Un autre aspect est celui de l’autodestruction spécifique et, dirait-on, accidentelle, – ce qui montre qu’il n’est pas de domaine où le Système ne les inspire... On parle ici des faussaires “principaux” dirait-on, qui sont nombreux et également connues puisque rassemblés au sein du bloc BAO, et eux-mêmes concurrents entre eux comme on le voit dans ce texte. Ils sont tellement plongés dans l’art de la narrative, jusqu’à y croire accessoirement ou fondamentalement d’ailleurs, par bouffées comme on a des bouffées de chaleur, ou plus résolument, bref ils y sont tellement plongés qu’ils en arrivent de plus en plus à perdre de vue leurs intérêts. Comme on dit, ils “se tirent dans les pieds”, mais d’une façon originale, jusqu’à croire qu’il s’agit des pieds des autres. Ils produisent des monstres dont les effets immédiats les plus probables pourraient être catastrophiques pour eux-mêmes (le chimique syrien chez les islamistes), et tout cela au nom d’objectifs lointains et de plus en plus irréalistes, et qui sont pourtant eux-mêmes les produits de narrative propres (l’attaque de l’Iran). Tout cela sera rattrapé comme on bouche les trous d’un morceau de gruyère, par d’autres manœuvres complexes et autodestructrices de communication, multipliant à leur tour les complexités, les erreurs, les faux semblants.
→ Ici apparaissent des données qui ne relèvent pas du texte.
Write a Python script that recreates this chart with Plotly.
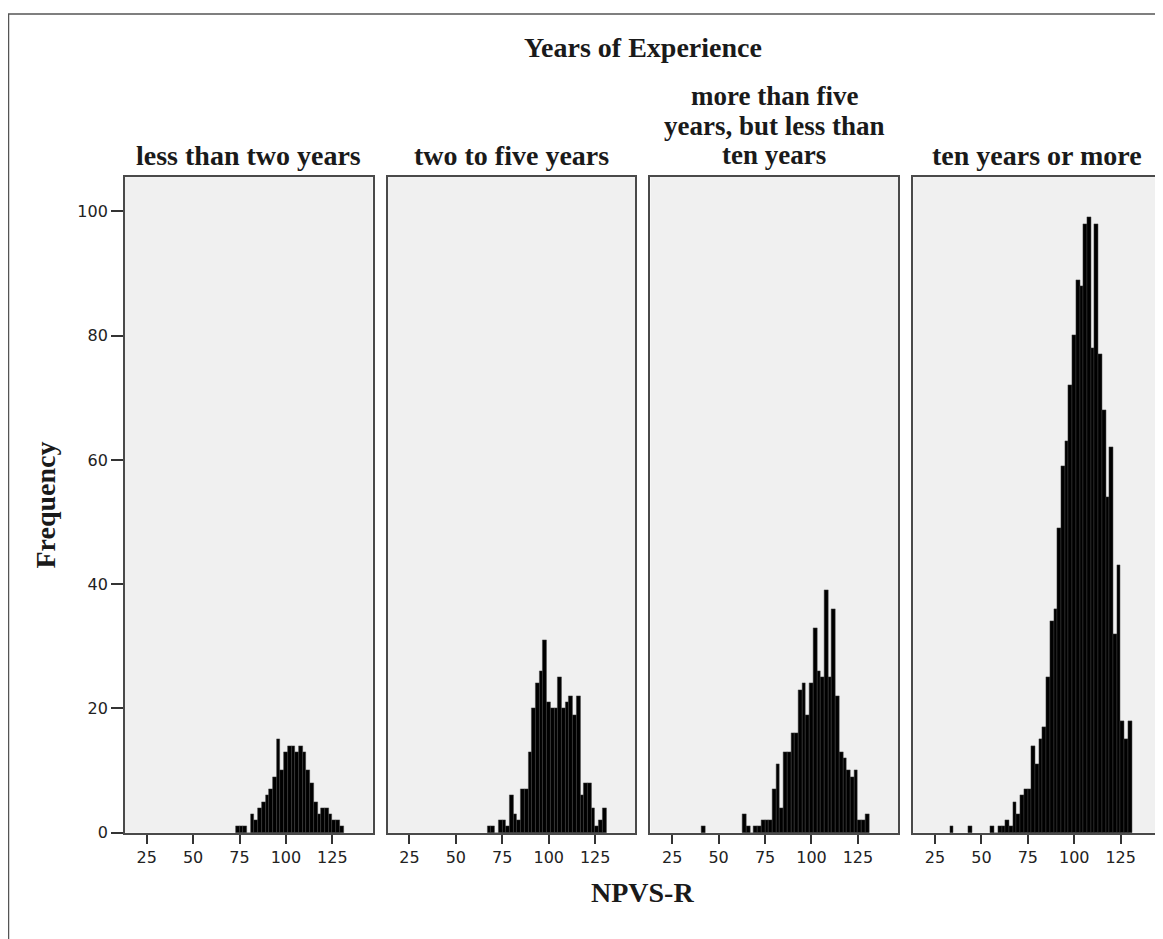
import plotly.graph_objects as go

# ---------------- data (bin centres, bin width 2) ----------------
group_names = ["less than two years", "two to five years",
               "more than five years, but less than ten years", "ten years or more"]

bins_lt2 = [74, 76, 78, 80, 82, 84, 86, 88, 90, 92, 94, 96, 98, 100, 102, 104, 106,
            108, 110, 112, 114, 116, 118, 120, 122, 124, 126, 128, 130]
counts_lt2 = [1, 1, 1, 0, 3, 2, 4, 5, 6, 7, 9, 15, 10, 13, 14, 14, 13,
              14, 13, 10, 8, 5, 3, 4, 4, 3, 2, 2, 1]

bins_2to5 = [68, 70, 72, 74, 76, 78, 80, 82, 84, 86, 88, 90, 92, 94, 96, 98, 100,
             102, 104, 106, 108, 110, 112, 114, 116, 118, 120, 122, 124, 126, 128, 130]
counts_2to5 = [1, 1, 0, 2, 2, 1, 6, 3, 2, 7, 7, 13, 20, 24, 26, 31, 21,
               20, 20, 25, 20, 21, 22, 19, 22, 6, 8, 8, 4, 1, 2, 4]

bins_5to10 = [42, 64, 66, 68, 70, 72, 74, 76, 78, 80, 82, 84, 86, 88, 90, 92, 94, 96,
              98, 100, 102, 104, 106, 108, 110, 112, 114, 116, 118, 120, 122, 124,
              126, 128, 130]
counts_5to10 = [1, 3, 1, 0, 1, 1, 2, 2, 2, 7, 11, 4, 13, 13, 16, 16, 23, 24,
                19, 24, 33, 26, 25, 39, 25, 36, 22, 13, 12, 10, 9, 10,
                2, 2, 3]

bins_10plus = [34, 44, 56, 58, 60, 62, 64, 66, 68, 70, 72, 74, 76, 78, 80, 82, 84, 86,
               88, 90, 92, 94, 96, 98, 100, 102, 104, 106, 108, 110, 112, 114, 116,
               118, 120, 122, 124, 126, 128, 130]
counts_10plus = [1, 1, 1, 0, 1, 1, 2, 1, 5, 3, 6, 7, 7, 14, 11, 15, 17, 25,
                 34, 36, 49, 59, 63, 72, 80, 89, 88, 98, 99, 78, 98, 77, 68,
                 54, 62, 32, 43, 18, 15, 18]

x_tick_vals = [25, 50, 75, 100, 125]
y_tick_vals = [0, 20, 40, 60, 80, 100]

panels = [(bins_lt2, counts_lt2), (bins_2to5, counts_2to5),
          (bins_5to10, counts_5to10), (bins_10plus, counts_10plus)]

# ---------------- layout geometry ----------------
# the page body has an 8px margin, so the figure is offset by 8px
OFF = 8
W, H = 1163 - OFF, 939 - OFF
panel_left_px = [125, 388, 651, 914]
panel_w_px = 248
plot_top_px, plot_bottom_px = 179, 841.7

def px_x(x):
    return (x - OFF) / W

def px_y(y):
    return 1 - (y - OFF) / H

SERIF = "Liberation Serif, Times New Roman, serif"
TITLE_FONT = dict(family=SERIF, size=28, color="#1a1a1a")
WRAP_FONT = dict(family=SERIF, size=27, color="#1a1a1a")
TICK_FONT = dict(family="DejaVu Sans, Verdana, sans-serif", size=16, color="#222222")

fig = go.Figure()
layout = dict(
    width=W, height=H, autosize=False,
    margin=dict(l=0, r=0, t=0, b=0),
    paper_bgcolor="white", plot_bgcolor="#F0F0F0",
    showlegend=False, bargap=0,
)

for i, (bins, counts) in enumerate(panels):
    k = "" if i == 0 else str(i + 1)
    fig.add_trace(go.Bar(
        x=bins, y=counts, width=2,
        marker=dict(color="black", line=dict(color="#3c3c3c", width=0.5)),
        xaxis="x" + k, yaxis="y" + k, hoverinfo="x+y",
    ))
    x0 = panel_left_px[i]
    layout["xaxis" + k] = dict(
        domain=[px_x(x0), px_x(x0 + panel_w_px)],
        range=[13.3, 146.7], anchor="y" + k,
        tickmode="array", tickvals=x_tick_vals,
        ticks="outside", ticklen=9, tickwidth=1.5, tickcolor="#333333",
        tickfont=TICK_FONT,
        showline=True, mirror=True, linecolor="#4a4a4a", linewidth=1.6,
        showgrid=False, zeroline=False, fixedrange=True,
    )
    layout["yaxis" + k] = dict(
        domain=[px_y(plot_bottom_px), px_y(plot_top_px)],
        range=[0, 105.5], anchor="x" + k,
        tickmode="array", tickvals=y_tick_vals,
        ticks="outside" if i == 0 else "", ticklen=12, tickwidth=1.5,
        tickcolor="#333333",
        showticklabels=(i == 0), tickfont=TICK_FONT,
        showline=True, mirror=True, linecolor="#4a4a4a", linewidth=1.6,
        showgrid=False, zeroline=False, fixedrange=True,
    )

annotations = []
def add_text(text, x_px, y_px, angle=0, font=TITLE_FONT):
    annotations.append(dict(
        text="<b>%s</b>" % text, x=px_x(x_px), y=px_y(y_px),
        xref="paper", yref="paper", xanchor="center", yanchor="middle",
        showarrow=False, font=font, textangle=angle,
    ))

add_text("Years of Experience", 643.5, 48)
centres = [x + panel_w_px / 2 for x in panel_left_px]
add_text(group_names[0], centres[0], 157)
add_text(group_names[1], centres[1], 157)
add_text("more than five", centres[2], 97, font=WRAP_FONT)
add_text("years, but less than", centres[2], 127, font=WRAP_FONT)
add_text("ten years", centres[2], 157, font=WRAP_FONT)
add_text(group_names[3], centres[3], 157)
add_text("Frequency", 46, 510, angle=-90)
add_text("NPVS-R", 643.5, 902)
layout["annotations"] = annotations

layout["shapes"] = [dict(
    type="rect", xref="paper", yref="paper",
    x0=px_x(8.5), x1=1.05, y0=-0.05, y1=px_y(14),
    line=dict(color="#555555", width=1.5), fillcolor="rgba(0,0,0,0)",
    layer="below",
)]

fig.update_layout(**layout)
fig.write_html("out.html")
La guerre de la communication se noie dans le désordre le plus complet, avec une vision de plus en plus restreinte des manipulateurs, qui semblent désormais se satisfaire d’une déclaration de la sénatrice Feinstein, couverte d’or par l’AIPAC, comme l’indice certain de la grande victoire stratégique et civilisationnelle du bloc BAO. Le monstrueux Système, devenant de plus en plus monstrueux, accouche de souris de plus en plus débiles et de plus en plus mortelles pour lui. Mission quasi-accomplished, – mission surpuissance-autodestruction en bonne voie...
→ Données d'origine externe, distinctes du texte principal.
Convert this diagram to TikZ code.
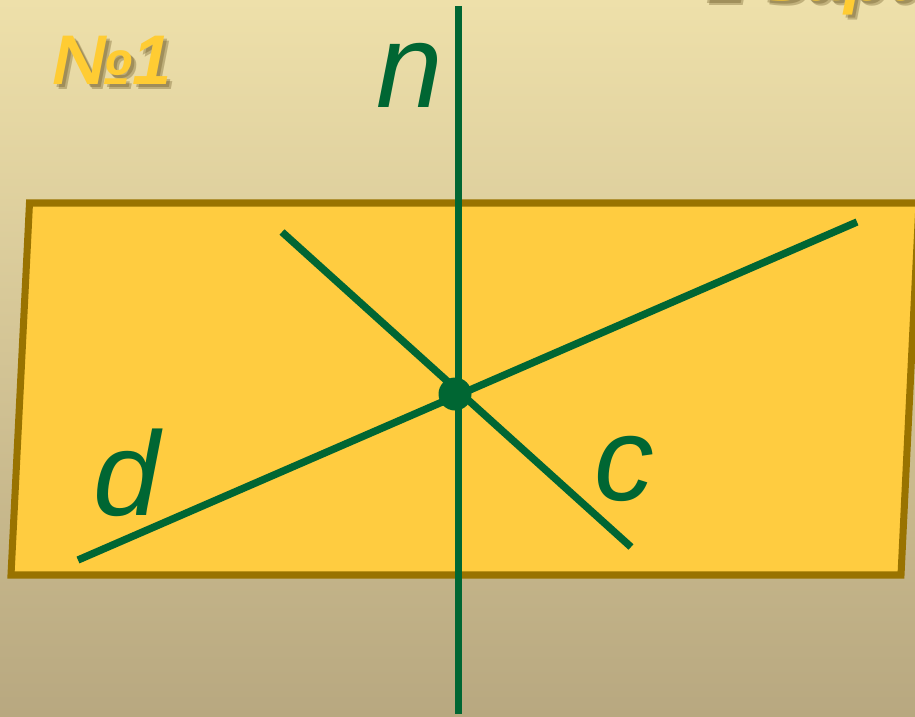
\documentclass[tikz,border=0pt]{standalone}
\usepackage{fontspec}
\setmainfont{Liberation Sans}
\usetikzlibrary{calc, positioning}

\definecolor{planefill}{RGB}{255,204,64}
\definecolor{planeedge}{RGB}{153,115,0}
\definecolor{linegreen}{RGB}{0,102,51}
\definecolor{headyellow}{RGB}{255,204,51}
\definecolor{bgtop}{RGB}{238,224,170}
\definecolor{bgbottom}{RGB}{184,168,128}
\definecolor{shadowbrown}{RGB}{90,70,20}

\begin{document}
\begin{tikzpicture}[
  x=0.02cm, y=-0.02cm,
  every node/.style={inner sep=0pt, anchor=base west},
  plane/.style={fill=planefill, draw=planeedge, line width=4pt, line join=miter},
  gline/.style={draw=linegreen, line width=4.2pt},
  letter/.style={text=linegreen, font=\itshape\fontsize{68}{80}\selectfont},
  headline/.style={text=headyellow, font=\bfseries\itshape\fontsize{40}{48}\selectfont},
  headshadow/.style={text=shadowbrown, opacity=0.3, font=\bfseries\itshape\fontsize{40}{48}\selectfont}
]
  % ----- background -----
  \useasboundingbox (0,0) rectangle (915,716);
  \clip (0,0) rectangle (915,716);
  \shade[top color=bgtop, bottom color=bgbottom] (0,0) rectangle (915,716);
  % ----- headings (with soft shadow) -----
  \node[headshadow] (numS) at (57,90) {№1};
  \node[headshadow] (numT) at (55,88) {№1};
  \node[headline] (num) at (52,85) {№1};
  \node[headshadow] (varS) at (710,6) {2 вариант};
  \node[headshadow] (varT) at (708,4) {2 вариант};
  \node[headline] (var) at (705,1) {2 вариант};
  % ----- plane -----
  \draw[plane] (29.5,203) -- (919,203) -- (901,575) -- (11,575) -- cycle;
  % ----- line ends -----
  \coordinate (dA) at (78,560);
  \coordinate (dB) at (857,222);
  \coordinate (cA) at (282,232);
  \coordinate (cB) at (631,547);
  \coordinate (nA) at (458.5,6);
  \coordinate (nB) at (458.5,714);
  % ----- lines d, c, n -----
  \draw[gline] (dA) -- (dB);
  \draw[gline] (cA) -- (cB);
  \draw[gline] (nA) -- (nB);
  % ----- common point -----
  \node[circle, fill=linegreen, minimum size=33*0.02cm, anchor=center] (O) at (455,394) {};
  % ----- labels -----
  \node[letter] (nLab) at (376,108) {n};
  \node[letter] (dLab) at (93,515) {d};
  \node[letter] (cLab) at (594,500) {c};
\end{tikzpicture}
\end{document}
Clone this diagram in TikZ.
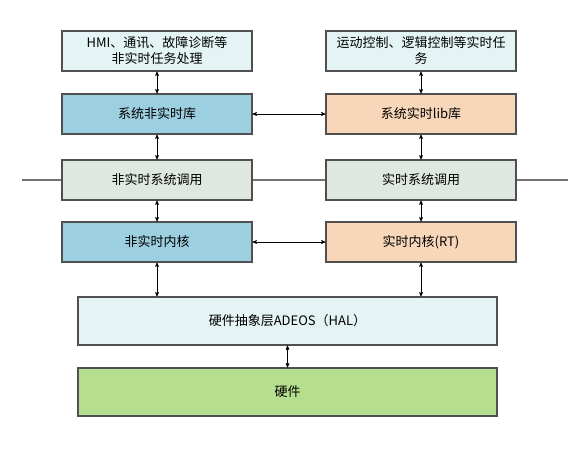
\documentclass[tikz,border=0pt]{standalone}
\usepackage{fontspec}
\newfontfamily\cjk{Noto Sans CJK SC}
\usepackage{tikz}
\usetikzlibrary{arrows}
\usetikzlibrary{positioning}

\definecolor{taskfill}{HTML}{E4F3F4}
\definecolor{nrtfill}{HTML}{9CCFDF}
\definecolor{rtfill}{HTML}{F8D6B9}
\definecolor{callfill}{HTML}{DFE8E0}
\definecolor{hwfill}{HTML}{B5DF8E}
\definecolor{boxline}{HTML}{505050}

\tikzset{
	layer/.style={draw=boxline,line width=1.1pt,minimum width=190pt,minimum height=40pt,
		inner sep=2pt,align=center,font=\cjk\fontsize{13}{16}\selectfont},
	wide/.style={layer,minimum width=419pt,minimum height=48pt},
	link/.style={<->,>=stealth',line width=0.6pt},
}

\begin{document}
\begin{tikzpicture}[x=1pt,y=-1pt]
	\useasboundingbox (0,0) rectangle (588,449);
	
	% system call line
	\draw[line width=1.2pt,draw=black!55] (22,180) coordinate (lend) -- (568,180) coordinate (rend);
	
	\node[layer,fill=taskfill] (tl) at (157,51) {HMI、通讯、故障诊断等\\非实时任务处理};
	\node[layer,fill=taskfill] (tr) at (421,51) {运动控制、逻辑控制等实时任\\务};
	\node[layer,fill=nrtfill] (ll) at (157,114) {系统非实时库};
	\node[layer,fill=rtfill] (lr) at (421,114) {系统实时lib库};
	\node[layer,fill=callfill] (cl) at (157,180) {非实时系统调用};
	\node[layer,fill=callfill] (cr) at (421,180) {实时系统调用};
	\node[layer,fill=nrtfill] (kl) at (157,242) {非实时内核};
	\node[layer,fill=rtfill] (kr) at (421,242) {实时内核(RT)};
	\node[wide,fill=taskfill] (hal) at (287.5,321) {硬件抽象层ADEOS（HAL）};
	\node[wide,fill=hwfill] (hw) at (287.5,392) {硬件};
	
	\draw[link] (tl) -- (ll);
	\draw[link] (ll) -- (cl);
	\draw[link] (cl) -- (kl);
	\draw[link] (tr) -- (lr);
	\draw[link] (lr) -- (cr);
	\draw[link] (cr) -- (kr);
	\draw[link] (ll) -- (lr);
	\draw[link] (kl) -- (kr);
	\draw[link] (kl.south) -- (kl.south |- hal.north);
	\draw[link] (kr.south) -- (kr.south |- hal.north);
	\draw[link] (hal) -- (hw);
\end{tikzpicture}
\end{document}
L’embourbement crisique, ou le piégeur piégé

Pour le reste, c’est-à-dire l’essentiel, on observera combien “la crise”, ce que nous nommons “le facteur crisique” notamment dans son extension ultime d’infrastructure crisique où la Syrie occupe une place d’honneur, est devenue un étonnant phénomène d’immobilisme, de paralysie, d’impuissance et d’embourbement. Nul ne peut se sortir de ces crises dont l’étrange matière est passée de l’explosif volatil au genre de la mélasse quasiment immobile. Même si la crise s’étend, ce qu’elle fait d’ailleurs sous nos yeux, elle le fera effectivement de cette même façon qui enveloppe les acteurs-simulacres, les faussaires, les manipulateurs de narrative, comme l’on s’enfonce dans des sables mouvants qui ne se meuvent même plus.
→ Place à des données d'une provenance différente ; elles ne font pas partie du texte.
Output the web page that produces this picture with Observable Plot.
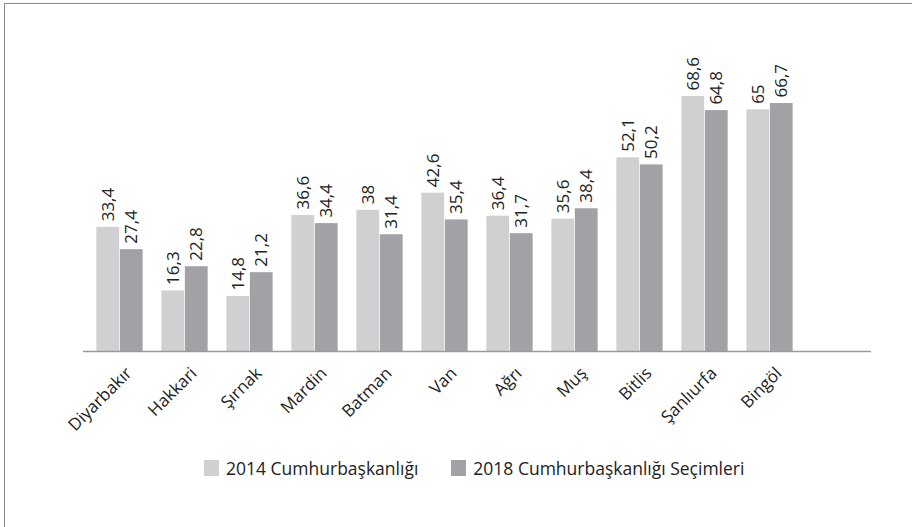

Bien entendu, cette situation est tout sauf exécrable, dans sa configuration générale. L’infrastructure crisique où se situe la “guerre syrienne” agit dans ce cas, objectivement, comme une machine antiSystème puisque, par le biais du bloc BAO, c’est bien le Système qui est embourbé dans cette crise. On pourrait pour l’occasion lui offrir une expression de plus, et ce serait l’embourbement crisique.

... Et bien sûr, c’est celui qui s’agite le plus dans son activité faussaire, qui s’y trouve le plus embourbé. Le piégeur, fût-il Netanyahou, est aisément piégé lui-même, comme l’arroseur arrosé. Le chimique fait l’affaire, comme le reste, pour réaliser cette transmutation du piège.